We rented a car and drove to north Wales. It was a glorious green week, almost entirely sidestepped by gloomy weather. Rain clouds only made an appearance once or twice just to give our raincoats an opportunity to be useful and to show us some other shades of this beautiful, sheep-studded landscape. We were looking after a little old dog that needed twice-daily walks and I was unwell for a while, so we couldn’t pack every day full of activities from dawn to dusk, but even with our loose planning and slow starts, we still managed to see plenty of amazing things. Like castles.
During the course of the week, we visited four 13th-century castles, and by ‘visited’ I mean that we explored them thoroughly for hours upon hours, climbing every helix of dark and dodgy stairs, inspecting every nook and cranny and taking advantage of every turret or tower to drink in the views over the weather-worn battlements.

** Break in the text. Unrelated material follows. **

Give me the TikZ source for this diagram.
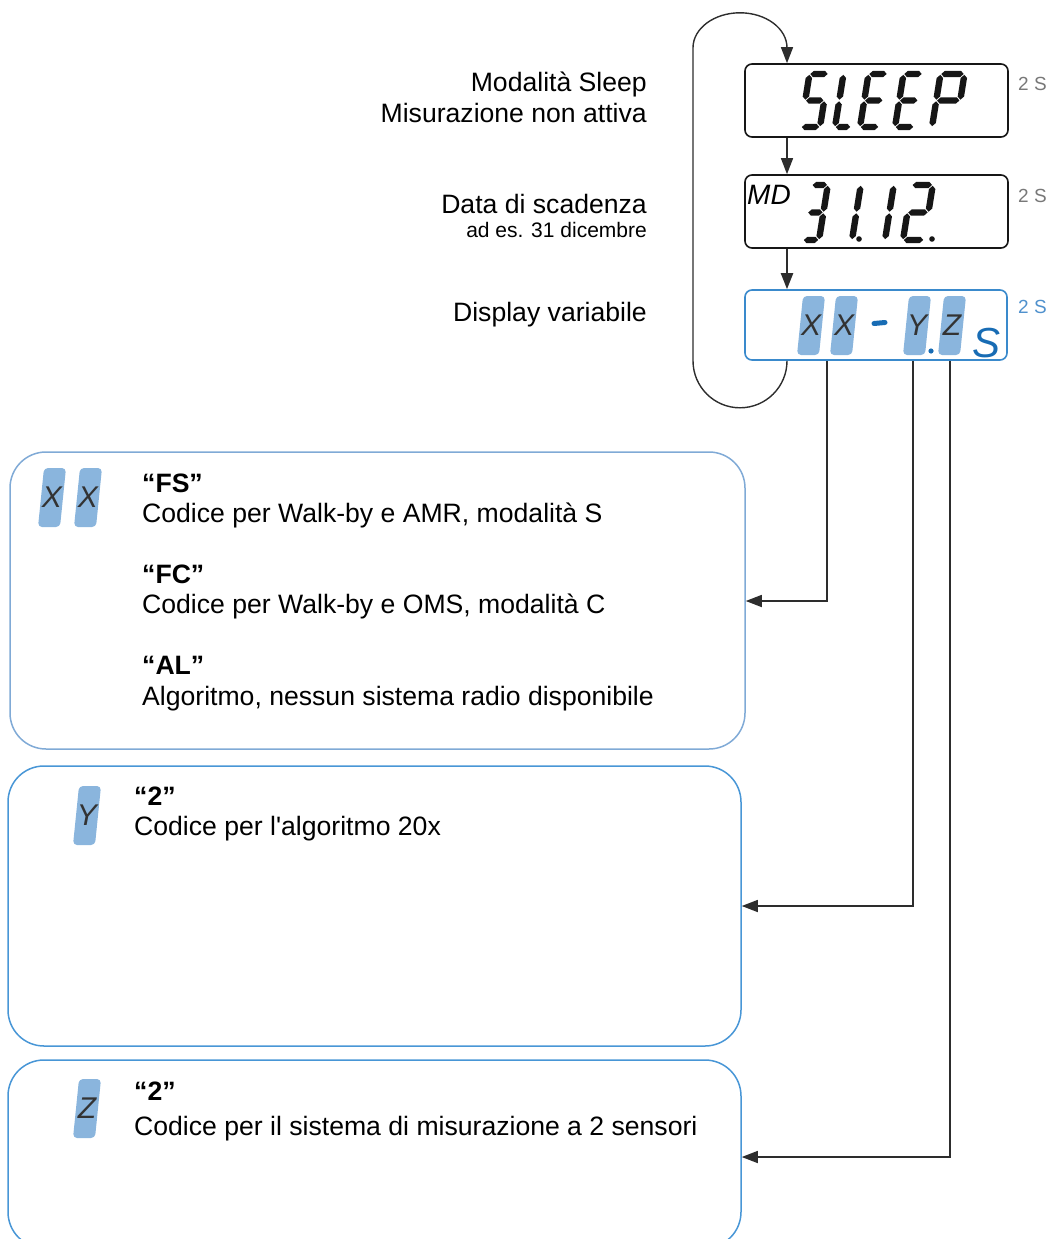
\documentclass[tikz,border=0pt]{standalone}
\usepackage{fontspec}
\setmainfont{Liberation Sans}
\usetikzlibrary{arrows.meta}

\definecolor{lcdink}{RGB}{22,22,22}
\definecolor{dispblue}{RGB}{58,138,204}
\definecolor{cellblue}{RGB}{138,181,221}
\definecolor{inkblue}{RGB}{24,108,180}
\definecolor{boxblueA}{RGB}{128,170,214}
\definecolor{boxblueB}{RGB}{72,150,214}
\definecolor{wire}{RGB}{45,45,45}
\definecolor{timegray}{RGB}{120,120,120}
\definecolor{timeblue}{RGB}{80,145,205}

% one tapered LCD segment, horizontal (#1 = y) or vertical (#1 = x, from #2 to #3)
\newcommand\lcdhseg[1]{\fill[lcdink] (0.8,#1) -- (4,#1-3.2) -- (\gw-4,#1-3.2) -- (\gw-0.8,#1) -- (\gw-4,#1+3.2) -- (4,#1+3.2) -- cycle;}
\newcommand\lcdvseg[3]{\fill[lcdink] (#1,#2+0.8) -- (#1+3.2,#2+4) -- (#1+3.2,#3-4) -- (#1,#3-0.8) -- (#1-3.2,#3-4) -- (#1-3.2,#2+4) -- cycle;}
\newcommand\lcdsega{\lcdhseg{-\gh}}
\newcommand\lcdsegg{\lcdhseg{-\gh/2}}
\newcommand\lcdsegd{\lcdhseg{0}}
\newcommand\lcdsegf{\lcdvseg{0}{-\gh}{-\gh/2}}
\newcommand\lcdsege{\lcdvseg{0}{-\gh/2}{0}}
\newcommand\lcdsegb{\lcdvseg{\gw}{-\gh}{-\gh/2}}
\newcommand\lcdsegc{\lcdvseg{\gw}{-\gh/2}{0}}
% seven-segment glyph: lower-left corner (#1,#2), width #3, height #4, segments #5
\newcommand\lcdglyph[5]{%
  \begin{scope}[shift={(#1,#2)}, xslant=0.16]
    \def\gw{#3}\def\gh{#4}%
    \foreach \sg in {#5}{\csname lcdseg\sg\endcsname}
  \end{scope}}
% shaded character cell with its letter: name #1, lower-left (#2,#3), letter #4
\newcommand\lcdcell[4]{%
  \fill[cellblue, rounded corners=4pt] (#2,#3) -- ++(22,0) -- ++(6,-59) -- ++(-22,0) -- cycle;
  \node[cellchar] (#1) at (#2+14,#3-29.5) {#4};}

\begin{document}
\begin{tikzpicture}[x=1pt, y=-1pt,
  lbl/.style={font=\fontsize{26.6}{30}\selectfont, inner sep=0pt},
  lblsmall/.style={font=\fontsize{21}{24}\selectfont, inner sep=0pt},
  head/.style={font=\fontsize{26.6}{30}\selectfont\bfseries, inner sep=0pt, anchor=base west},
  body/.style={lbl, anchor=base west},
  timelbl/.style={font=\fontsize{19}{20}\selectfont, inner sep=0pt, anchor=base west, text=timegray},
  cellchar/.style={font=\fontsize{30}{30}\selectfont\itshape, inner sep=0pt, text=black!80},
  disp/.style={draw=lcdink, rounded corners=7pt, line width=1.6pt, minimum width=263pt, minimum height=73pt, inner sep=0pt},
  infobox/.style={rounded corners=36pt, line width=1.5pt, inner sep=0pt},
  conn/.style={draw=wire, line width=1.4pt},
  tip/.style={-{Triangle[length=16pt, width=12pt]}}
]
\useasboundingbox (0,0) rectangle (1050,1239);
\clip (0,0) rectangle (1050,1239);

% ---- display boxes ----
\node[disp] (sleep) at (876.5,100.5) {};
\node[disp] (md) at (876.5,211.5) {};
\node[disp, draw=dispblue, minimum height=70pt, minimum width=262pt] (var) at (876,325) {};

% SLEEP
\lcdglyph{801}{127}{19}{53}{a,f,g,c,d}
\lcdglyph{835}{127}{16}{53}{f,e,d}
\lcdglyph{860}{127}{19}{53}{a,f,g,e,d}
\lcdglyph{895}{127}{19}{53}{a,f,g,e,d}
\lcdglyph{932}{127}{24}{53}{a,b,f,g,e}

% MD 31.12.
\node[inner sep=0pt, anchor=base west, font=\fontsize{28}{28}\selectfont\itshape] (mdtxt) at (747,204) {MD};
\lcdglyph{803}{240}{16}{55}{a,b,g,c,d}
\lcdglyph{836}{240}{16}{55}{b,c}
\fill[lcdink] (859,239) circle (2.8);
\lcdglyph{869}{240}{16}{55}{b,c}
\lcdglyph{903}{240}{21}{55}{a,b,g,e,d}
\fill[lcdink] (932,239) circle (2.8);

% XX-Y.Z S
\lcdcell{vx1}{797}{355}{X}
\lcdcell{vx2}{830}{355}{X}
\lcdcell{vy}{903}{355}{Y}
\lcdcell{vz}{938}{355}{Z}
\draw[inkblue, line width=5pt, line cap=round] (874,323.5) -- (885,322.5);
\fill[inkblue] (931,351) circle (2.6);
\node[inner sep=0pt, anchor=base west, text=inkblue, font=\fontsize{42}{42}\selectfont\itshape] (vs) at (972,357) {S};

% durations
\node[timelbl] (t1) at (1018,90) {2 S};
\node[timelbl] (t2) at (1018,202) {2 S};
\node[timelbl, text=timeblue] (t3) at (1018,313) {2 S};

% ---- labels on the left ----
\node[lbl, anchor=base east] (l1) at (647,92) {Modalità Sleep};
\node[lbl, anchor=base east] (l2) at (647,122) {Misurazione non attiva};
\node[lbl, anchor=base east] (l3) at (647,213) {Data di scadenza};
\node[lblsmall, anchor=base east] (l4) at (647,237) {ad es. 31 dicembre};
\node[lbl, anchor=base east] (l5) at (647,321) {Display variabile};

% ---- detail boxes ----
\node[infobox, draw=boxblueA, minimum width=735pt, minimum height=297pt] (box1) at (377.5,600.5) {};
\node[infobox, draw=boxblueB, minimum width=733pt, minimum height=280pt] (box2) at (374.5,906) {};
\node[infobox, draw=boxblueB, minimum width=733pt, minimum height=188pt] (box3) at (374.5,1154) {};

\lcdcell{bx1}{38}{527}{X}
\lcdcell{bx2}{74}{527}{X}
\node[head] (h1) at (142,492.5) {“FS”};
\node[body] (b1) at (142,522.5) {Codice per Walk-by e AMR, modalità S};
\node[head] (h2) at (142,583.5) {“FC”};
\node[body] (b2) at (142,613.5) {Codice per Walk-by e OMS, modalità C};
\node[head] (h3) at (142,674.5) {“AL”};
\node[body] (b3) at (142,705.5) {Algoritmo, nessun sistema radio disponibile};

\lcdcell{by}{73}{845}{Y}
\node[head] (h4) at (134,805.5) {“2”};
\node[body] (b4) at (134,835.5) {Codice per l{\addfontfeature{Ligatures=TeXOff}'}algoritmo 20x};

\lcdcell{bz}{73}{1138}{Z}
\node[head] (h5) at (134,1100.5) {“2”};
\node[body] (b5) at (134,1135.5) {Codice per il sistema di misurazione a 2 sensori};

% ---- connectors ----
\coordinate (lp) at (787,47);
\coordinate (p1) at (827,601);
\coordinate (p2) at (913,906);
\coordinate (p3) at (950,1157);

\draw[conn, tip] (var.south -| lp) arc[start angle=0, end angle=-180, radius=47pt]
  -- ++(0,-313) arc[start angle=180, end angle=0, x radius=47pt, y radius=35pt]
  -- (sleep.north -| lp);
\draw[conn, tip] (sleep.south -| lp) -- (md.north -| lp);
\draw[conn, tip, line width=2.2pt] (md.south -| lp) -- (var.north -| lp);

\draw[conn, tip] (var.south -| p1) |- (box1.east |- p1);
\draw[conn, tip] (var.south -| p2) |- (box2.east |- p2);
\draw[conn, tip] (var.south -| p3) |- (box3.east |- p3);
\end{tikzpicture}
\end{document}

You can find the detailed histories for yourself. Here are a few impressions and pictures.
Thought to be built by Llywelyn the Great in the 13th century (with additions and repairs made in the centuries that followed), this Welsh castle was the first one we visited and also the smallest. It stands atop a rugged hill and appears both broken and unbreakable; a weathered victim of the passing of time, but also a stubbornly unmovable block of human fortitude. The wind howled through the gaps and clanked the wooden door and I stared at the giant, inert fireplace in the main room and tried to imagine what it would be like spending a dark night up there. It’s a place of stunning views and fascinating history; the echoes of the past still resonating behind the informative posters and the signs warning visitors about the potential slipperiness of the stairs. An architectural and historical palimpsest. We were hooked.
We got the harsh grey skies and the icy rain to complement this most imposing of castles. Built by England’s King Edward I, it’s big and gloomy with lots of stairs and battlements and walkways and arrow loops and dark holes that you definitely don’t want to drop your camera into. It’s big enough to give even the most avid castle adventurers a bit of castle fatigue; by the time we reached the room in which a video of the 1969 investiture of Prince Charles was playing on a loop, I was already pondering my lunch rather than the interesting history of this place. It needs two visits. And snacks.
Another one of Edward I’s projects, Beaumaris Castle was never finished. I found this to be a very peaceful place… perhaps because of the weather and the lack of field-tripping school children trying to climb the walls. We had a beautiful afternoon with pastel skies and a cold but gentle wind. The castle, with its rolling lawns and bits of greenery poking out of the masonry and pigeons roosting all over it, seemed a sleepy, even slightly melancholy place after the hardness of Caernarfon. There are some lovely archways and perfect views from the castle walls. We stayed until closing time.
If I had to choose the best of the bunch, it would probably be Conwy Castle, at least in part because of Conwy itself. It’s a quaint and lovely walled town with beautiful surroundings. The town walls, extensions of the castle structure, are mostly intact and you can walk along them to appreciate some amazing views. The castle itself, another Edward I creation, has multiple vantage points allowing you to look down into the stone layout of its interior with all its chambers and archways. I found the stairs less precarious than those of Caernarfon, but it was here that I managed to smack my head hard against a jutting piece of stone, stunning myself into brief tears. None of the visiting school children witnessed this, so my pride survived the incident. I was quite unwell on the day we visited Conwy, but I felt so much better after standing on top of the castle towers and letting myself be invigorated by the cold wind and by how epic everything looked. (This is one of the view occasions where the word ‘epic’ doesn’t feel like hyperbole at all.)
We were in Conwy Castle looking out over the estuary to the hills on the other side. A poster informed us that there had once been another castle straddling those hills. We’d walked the dog there a few times in the days before and had noted with interest the scraps of random masonry and bits of crumbling wall jutting out of the hillsides. What were they part of? Was it something very old? I was pleased to learn that the answers to these questions were ‘A castle’ and ‘Yes’. We had visited Deganwy Castle more than once without even realising it, its ruins slowly disappearing beneath the grass and grazing sheep and people walking their dogs through history and the wind.
There are many, many more castles to see and I’m looking forward to returning to Wales one day to see them. Castles make me feel small and temporary and insignificant, but in the best possible way. It’s exciting, being a little human fleck with the opportunity to sense the lives of other human flecks who existed long before me.